Of course, the Bureau of Narcotics (forerunner to the D. E. A.) did everything possible to encourage local Reefer Madness articles, and provided as much technical and logistical support as possible. And then, unfortunately, there were too many unscrupulous reporters who had no regard for the truth.

While the name of the New York Times (Pulitzer Prize winning) Moscow correspondent, Walter Duranty, who in 1933 at the height of Stalin's organized famine in the Ukraine (which killed millions) wrote articulate denials on the subject e.g.; "Any Report of a famine in Russia is today an exaggeration or malignant propaganda," may be well known. How many of us recognize the name of Julius Klein, who in 1935 wrote a series of Reefer Madness articles for the St. Louis Star times. That he knew he was lying is not in question; one of the articles misquotes a military study conducted on marihuana so skillfully that there is no question that he had complete knowledge of the truth.

At a later time (long after the campaign), even Harry Anslinger speaking in total disgust would report that many a newspaper editor had done a great disservice to the county, even going so far as to give examples:
"One reporter on a Southwestern newspaper pointed out that there was a suspicion of marihuana use in a case.
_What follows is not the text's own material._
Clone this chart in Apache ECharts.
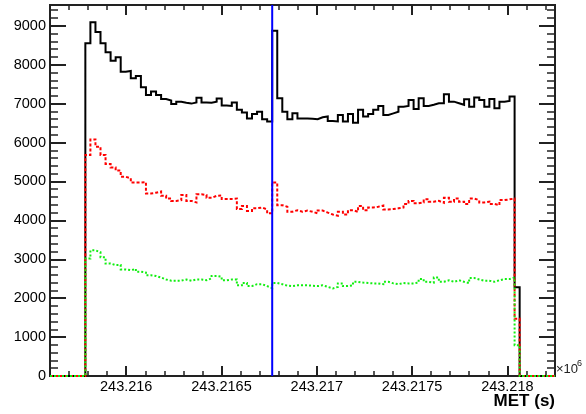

Next day the headlines read, "Gang of Marihuana Crazed Hoodlums Leave Bloody Trail." "Questioned, the scribe had nothing tangible on the marihuana angle and claimed that the heading had been composed in the editorial room." ***[and than again]*** "Several years ago a story appeared in a Midwestern paper headlined, "Doped by Marihuana, Youth 'Goes Crazy' in County jail Cell." It sounded interesting in print and quoted the jailer at length on the evils of marihuana. When checked the jailer denied even mentioning marihuana and the reporter stated that he had had no information regarding marihuana but had simply written the story as a humor story because the jailer was "quite a character." --- The Traffic In Narcotics by H. Anslinger
It seems that even the D.E.A. wanted to back off from what had happened.